Before I get started on my homily, do any of you know what holiday is celebrated in Europe, Canada and Australia today? Boxing Day.  It has nothing to do with the sport of boxing.  Tradition has it that sailors would put an empty wooden box on a ship and if they had a successful trip, sold the goods they carried and then returned safely, the sailors would put money into the box.  The box would then be given to the local priest and he would distribute the money to the poor.  As a result, we have poor boxes in our churches and the money is given to the poor.

            Now, let me focus on our Gospel from Luke 2:41-52. Today we celebrate the feast of the Holy Family.  What do we know about them as a family?  We know that it is a small family, consisting of Mary, Joseph and the little boy Jesus; two saints and the son of God.  They must have been holy, otherwise, why would the church celebrate this feast of the Holy Family today. However, what were they like as a regular or normal family?

            For example, was Mary a good cook, and a good housewife?  Could she sew and make clothes or did she let the laundry back up and get behind in her chores around the house?  We know that Joseph was a carpenter and he must have been a pretty good one to provide a living for his family.  Yet, was he helpful around the house or was he a couch potato after he was done working? And Jesus, did he help around the house? Did he clean his room when his parents asked him?  I doubt that he talked back, but did he always do things to help around the house?  Why is it important to ask these questions today?  Because nothing is said about them as a normal family, only a holy family. 
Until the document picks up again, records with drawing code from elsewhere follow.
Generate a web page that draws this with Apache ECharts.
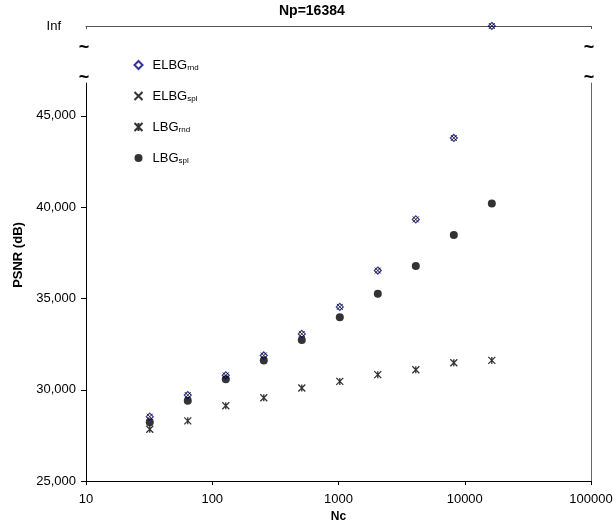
<!DOCTYPE html>
<html>
<head>
<meta charset="utf-8">
<script src="https://cdn.jsdelivr.net/npm/echarts@6/dist/echarts.min.js"></script>
<style>
  html, body { margin: 0; padding: 0; background: #fff; }
  #chart { width: 616px; height: 528px; }
</style>
</head>
<body>
<div id="chart"></div>
<script>
// Nc values (x axis, log scale)
const nc = [32, 64, 128, 256, 512, 1024, 2048, 4096, 8192, 16384];
// PSNR values; 'Inf' goes to the top row
const elbgRnd = [28530, 29710, 30790, 31880, 33060, 34540, 36530, 39330, 43790, 'Inf'];
const elbgSpl = [28530, 29710, 30790, 31880, 33060, 34540, 36530, 39330, 43790, 'Inf'];
const lbgRnd = [27840, 28300, 29130, 29560, 30100, 30460, 30830, 31100, 31480, 31610];
const lbgSpl = [28220, 29400, 30580, 31610, 32730, 33970, 35260, 36780, 38480, 40200];
const yTicks = [25000, 30000, 35000, 40000, 45000];

const FONT = 'Liberation Sans, Arial, sans-serif';

function finite(vals) {
  return nc.map((x, i) => [x, vals[i]]).filter(p => p[1] !== 'Inf');
}
function infinite(vals) {
  return nc.map((x, i) => [x, vals[i]]).filter(p => p[1] === 'Inf').map(p => [p[0], 0]);
}

const diamondPath = 'path://M5,0L10,5L5,10L0,5Z';
const crossPath = 'path://M0,0L10,10M10,0L0,10';
const starPath = 'path://M0,0L10,10M10,0L0,10M5,0L5,10';

const styles = {
  'ELBG_rnd': { symbol: diamondPath, symbolSize: 7, itemStyle: { color: 'none', borderColor: '#000080', borderWidth: 1.2 } },
  'ELBG_spl': { symbol: crossPath, symbolSize: 6, itemStyle: { color: 'none', borderColor: '#000', borderWidth: 1 } },
  'LBG_rnd': { symbol: starPath, symbolSize: 7, itemStyle: { color: 'none', borderColor: '#000', borderWidth: 1.3 } },
  'LBG_spl': { symbol: 'circle', symbolSize: 8, itemStyle: { color: '#000' } }
};

function series(name, vals, z) {
  const s = styles[name];
  const out = [{
    name: name, type: 'scatter', xAxisIndex: 0, yAxisIndex: 0, z: z,
    symbol: s.symbol, symbolSize: s.symbolSize, itemStyle: s.itemStyle,
    data: finite(vals)
  }];
  const inf = infinite(vals);
  if (inf.length) {
    out.push({
      name: name, type: 'scatter', xAxisIndex: 1, yAxisIndex: 2, z: z,
      symbol: s.symbol, symbolSize: s.symbolSize, itemStyle: s.itemStyle,
      data: inf
    });
  }
  return out;
}

const chart = echarts.init(document.getElementById('chart'));

const tilde = (x, y) => ({
  type: 'text', x: x, y: y,
  style: { text: '~', font: 'bold 18px ' + FONT, fill: '#000', textAlign: 'center', textVerticalAlign: 'middle' }
});

const option = {
  animation: false,
  textStyle: { fontFamily: FONT },
  title: {
    text: 'Np=16384',
    left: 279, top: 4, padding: 0,
    textStyle: { fontSize: 14, fontWeight: 'bold', color: '#000', fontFamily: FONT }
  },
  legend: {
    orient: 'vertical',
    left: 127, top: 53,
    itemWidth: 8, itemHeight: 8, itemGap: 17,
    data: ['ELBG_rnd', 'ELBG_spl', 'LBG_rnd', 'LBG_spl'],
    formatter: function (name) {
      const parts = name.split('_');
      return '{a|' + parts[0] + '}{b|' + parts[1] + '}';
    },
    textStyle: {
      color: '#000',
      rich: {
        a: { fontSize: 13, lineHeight: 14, padding: [0, 0, 0, 5], fontFamily: FONT, color: '#000' },
        b: { fontSize: 8, lineHeight: 8, padding: [6, 0, 0, 0], fontFamily: FONT, color: '#000' }
      }
    }
  },
  grid: [
    { left: 86, right: 25, top: 83, bottom: 43 },
    { left: 86, right: 25, top: 15, height: 11 }
  ],
  xAxis: [
    {
      gridIndex: 0, type: 'log', logBase: 10, min: 10, max: 100000,
      name: 'Nc', nameLocation: 'middle', nameGap: 28,
      nameTextStyle: { fontSize: 12, fontWeight: 'bold', color: '#000', fontFamily: FONT },
      axisLine: { lineStyle: { color: '#000', width: 1 } },
      axisTick: { show: true, length: 4, lineStyle: { color: '#000' } },
      minorTick: { show: false },
      splitLine: { show: false },
      axisLabel: {
        margin: 12, fontSize: 13, color: '#000', fontFamily: FONT,
        formatter: function (v) { return String(Math.round(v)); }
      }
    },
    {
      gridIndex: 1, type: 'log', logBase: 10, min: 10, max: 100000,
      axisLine: { lineStyle: { color: '#555', width: 1 } },
      axisTick: { show: true, length: 3, customValues: [10, 100000], lineStyle: { color: '#555' } },
      splitLine: { show: false },
      axisLabel: { show: false }
    }
  ],
  yAxis: [
    {
      gridIndex: 0, type: 'value', min: 25000, max: 46800, interval: 5000,
      axisLine: { show: true, lineStyle: { color: '#000', width: 1 } },
      axisTick: { show: true, length: 5, customValues: yTicks, lineStyle: { color: '#000' } },
      splitLine: { show: false },
      axisLabel: {
        margin: 10, fontSize: 13, color: '#000', fontFamily: FONT,
        customValues: yTicks,
        formatter: function (v) { return v.toLocaleString('en-US'); }
      }
    },
    {
      gridIndex: 0, type: 'value', position: 'right', min: 25000, max: 46800,
      axisLine: { show: true, lineStyle: { color: '#666', width: 1 } },
      axisTick: { show: false },
      splitLine: { show: false },
      axisLabel: { show: false }
    },
    {
      gridIndex: 1, type: 'value', min: 0, max: 1,
      axisLine: { show: false },
      axisTick: { show: false },
      splitLine: { show: false },
      axisLabel: {
        margin: 25, fontSize: 13, color: '#000', fontFamily: FONT,
        customValues: [0],
        formatter: function () { return 'Inf'; }
      }
    }
  ],
  graphic: [
    {
      type: 'text', x: 18, y: 255, rotation: Math.PI / 2,
      style: { text: 'PSNR (dB)', font: 'bold 13px ' + FONT, fill: '#000', textAlign: 'center', textVerticalAlign: 'middle' }
    },
    tilde(84, 48), tilde(84, 78), tilde(589, 48), tilde(589, 78)
  ],
  series: [].concat(
    series('LBG_spl', lbgSpl, 2),
    series('LBG_rnd', lbgRnd, 3),
    series('ELBG_rnd', elbgRnd, 4),
    series('ELBG_spl', elbgSpl, 5)
  )
};

chart.setOption(option);
</script>
</body>
</html>
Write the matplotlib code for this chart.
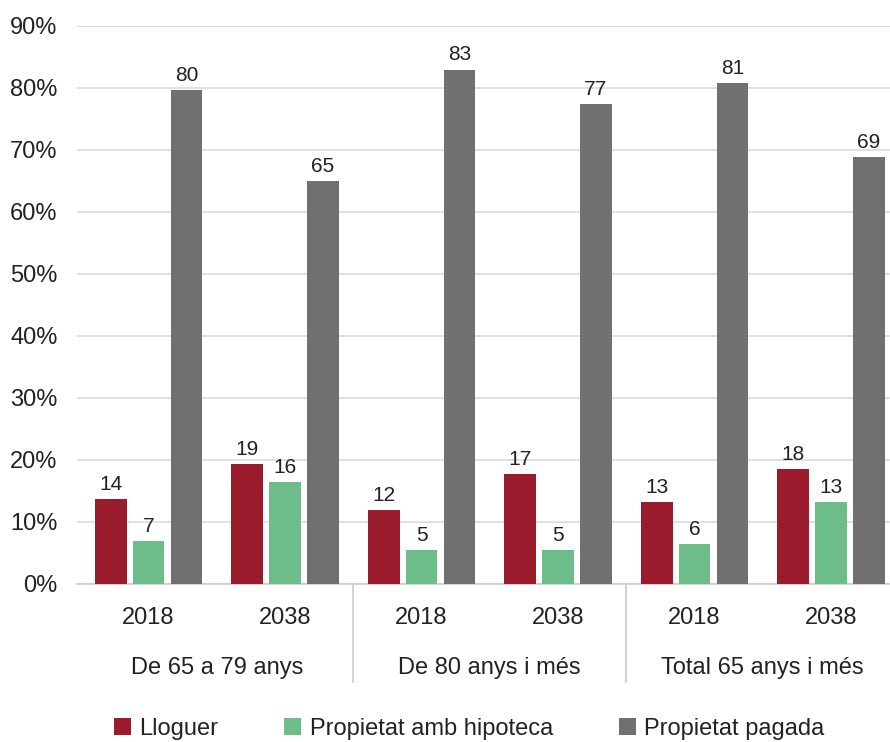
import numpy as np
import matplotlib
matplotlib.use("Agg")
import matplotlib.pyplot as plt
from matplotlib.patches import Patch
from matplotlib.transforms import blended_transform_factory

plt.rcParams["font.family"] = ["Liberation Sans", "DejaVu Sans"]

# Dades
grups = ["De 65 a 79 anys", "De 80 anys i més", "Total 65 anys i més"]
anys = ["2018", "2038", "2018", "2038", "2018", "2038"]
series = ["Lloguer", "Propietat amb hipoteca", "Propietat pagada"]
lloguer = [13.6, 19.3, 11.9, 17.6, 13.2, 18.4]
hipoteca = [6.9, 16.3, 5.4, 5.4, 6.3, 13.2]
pagada = [79.6, 64.9, 82.9, 77.4, 80.8, 68.8]
etiq_lloguer = [14, 19, 12, 17, 13, 18]
etiq_hipoteca = [7, 16, 5, 5, 6, 13]
etiq_pagada = [80, 65, 83, 77, 81, 69]

colors = ["#9a1b2b", "#6dbd8a", "#707072"]
text_col = "#222222"
FS = 17

W, H = 890, 742
y0, y90 = 583.5, 25.5
fig = plt.figure(figsize=(W / 100, H / 100), dpi=100)
ax = fig.add_axes([77 / W, 1 - y0 / H, (897 - 77) / W, (y0 - y90) / H])

x = np.arange(len(anys))
step, width = 0.278, 0.234
for i, (vals, labs) in enumerate([(lloguer, etiq_lloguer),
                                  (hipoteca, etiq_hipoteca),
                                  (pagada, etiq_pagada)]):
    pos = x + (i - 1) * step
    ax.bar(pos, vals, width=width, color=colors[i], zorder=3)
    for p, v, l in zip(pos, vals, labs):
        ax.annotate(str(l), (p, v), xytext=(0, 6.5), textcoords="offset points",
                    ha="center", va="baseline", fontsize=15, color=text_col)

ax.set_xlim(-0.524, -0.524 + 820 / 136.5)
ax.set_ylim(0, 90)
ax.set_yticks(np.arange(0, 91, 10))
ax.set_yticklabels([f"{v}%" for v in range(0, 91, 10)], fontsize=FS, color=text_col)
ax.set_xticks(x)
ax.set_xticklabels(anys, fontsize=FS, color=text_col)
ax.tick_params(axis="both", length=0)
ax.tick_params(axis="x", pad=17)
ax.tick_params(axis="y", pad=14)
ax.grid(axis="y", color="#d8dcdf", linewidth=1.2, zorder=0)
for s in ["left", "right", "top"]:
    ax.spines[s].set_visible(False)
ax.spines["bottom"].set_color("#c8ccd0")
ax.spines["bottom"].set_linewidth(1.2)

# Etiquetes de grup i separadors
tr = blended_transform_factory(ax.transData, ax.transAxes)
hpx = y0 - y90
for g, nom in enumerate(grups):
    ax.text(2 * g + 0.5, -(668 - y0) / hpx, nom, transform=tr,
            ha="center", va="center", fontsize=FS, color=text_col)
for g in [1.5, 3.5]:
    ax.plot([g, g], [0, -(682 - y0) / hpx], transform=tr, color="#c8ccd0",
            linewidth=1.2, clip_on=False)

handles = [Patch(facecolor=c, label=s) for c, s in zip(colors, series)]
leg = fig.legend(handles=handles, loc="center left",
                 bbox_to_anchor=(114 / W, 1 - 729 / H), ncol=3, frameon=False,
                 fontsize=FS, handlelength=0.72, handleheight=0.72,
                 handletextpad=0.35, columnspacing=2.8, borderpad=0,
                 borderaxespad=0)
for t in leg.get_texts():
    t.set_color(text_col)

fig.savefig("out.png", dpi=100)
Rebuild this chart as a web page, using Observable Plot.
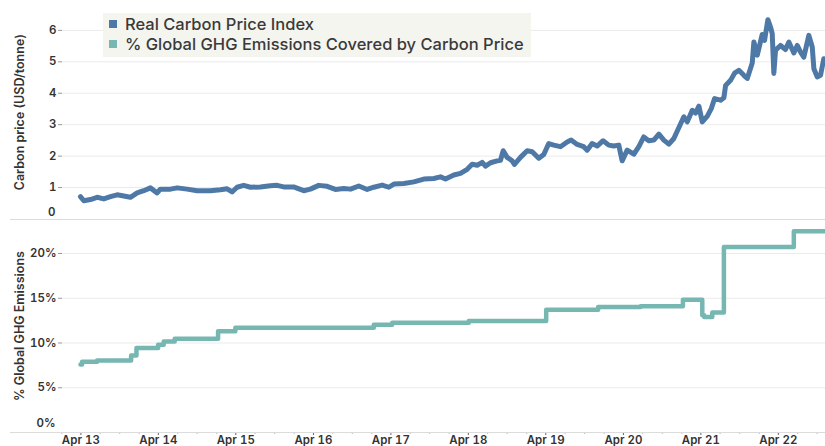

            Is there a correlation between being a Holy Family and being a family that gets along and shares in the chores around the house, a family that works together and still has time to spend time growing holy?  I think there is but what does it take for a family to be holy?  Let’s start with St. Joseph.  He is the spiritual leader of the family.  He is put into a very difficult situation when he first takes Mary as his wife.  She is pregnant and normally this would be a source of great disgrace to a man, yet the angel explains to him that she is pregnant via the Holy Spirit and not by another man and to proceed with his plan of marrying Mary.  He then has to travel to Bethlehem to register the family and while they are there, she gives birth. Can you imagine the stress he felt when he couldn’t find a room for them?  I am sure it must have been tremendous.  Then after the baby is born, he has to flee to Egypt to protect his family from the rampage of death caused by King Herod.  Again, he receives this message in a dream and does the will of the angel and God.  As Jesus’ step-father, he gives Jesus the example of doing God’s will by his actions, not just his words.

            Now let us focus on Mary.  She too is considered holy because she is doing the will of God by becoming the mother of the baby Jesus.  She trusts in Gabrielle’s message and forgoes the life she had planned as she was growing up and instead, does what the angel asks her to do and agrees to become the mother of Jesus.

            Now let me focus on Jesus.  As the Son of God, there is no question about his holiness.  He is the epitome of holiness.  Yet, how is he considered holy as a member of this family?  Does he lead the prayers at the dinner table or the rosary during the evening or attend Catholic School or go to CCE classes?  No, he too is considered holy because he came to do the will of his father here on earth.  He was sent to reveal the father to us humans and to give us an example of how we are to live our lives and points us back to the Father.  And most importantly, he came to suffer and die for our sake and our salvation at the request of His father.  This is what makes him the holiest of all.  It is in doing the will of his father that Jesus shows us how to be holy.

             In the Gospel, Jesus stays behind to start working in the Temple, the house of his father.  Mary and Joseph are very distraught when they can’t find Jesus.  When they find him, he almost scolds them for being so worried.  He tells them, don’t you know that I am here to do my father’s work, and nothing else.  This greatly hurts them, yet, they also realize that he will have to leave one day and go off on his own.  Sound familiar?  His life is not about him, or them.  It is about doing God’s will.

            So how can we have a holy family?  Sure, we can pray more together, or discuss the weekly readings over dinner, or that Sunday’s homily and how you are going to apply it to your lives.  Yet, as I have pointed out already, to be holy means to be doing the will of God in our lives, and in the family.  Now here comes the big question, “How do I do the will of God in my life?”   Unfortunately, not many of us have an angel appear before us and ask us to do certain things in our lives.  I certainly didn’t get a visit from one and ask me to give up my life as a sales person and enter the seminary.  So how do we know what God wants us to do in our lives?  He has given us each certain gifts and talents.  Doing God’s will means using them to love God and serve others and not our own selfish interests.  We need to answer the following few questions: How can we promote the good of others in my family?  How can we allow them to use their gifts and talents to the fullest?  This is how we do the will of God in our lives.  Am I living a life of justice and integrity?  Am I teaching others to do the same? When I make a decision, do I think how Jesus would handle this issue, or do I choose my own selfish ways?  It means that your life is not about you, but about God and his children.  What is prompting you to greatest love and justice in your life? Greatest truth and integrity? Greatest self gift? Greatest self offering?  That is the voice of God inside of you, guiding you or giving you a choice to make. Often, when given a choice, the hardest choice is often the one God wants us to make.  Thomas Merton, a great spiritual writer, offers us this piece of advice, that if a choice is difficult, then that is probably the one God wants you to choose.  I see this in my own life.  It would have been easier for me to continue drinking, instead of choosing, with the help of Jesus, to stop. Or to enter the seminary instead of marrying Renee, or coming to Altoona instead of staying in Houston, to serve as a priest. 

            Examine what drives you and your life.  Is it God, or your own desires?  When all the members of a family use God as their guide in how the family lives out their vocation and as their guide in forming their lives, then they are considered holy.  When God is your guide, then you will want to pray as a family.  When God is your guide, you will give him the thanks and praise when things are going well, and turn to him when you need help.  He becomes an intricate member of your family, not just someone that you talk to on occasion. 

             Today, celebrate the feast of the Holy Family by allowing God to become an intricate member of your family each and every day and not just on Sundays.  In this way, you too will be considered a Holy Family.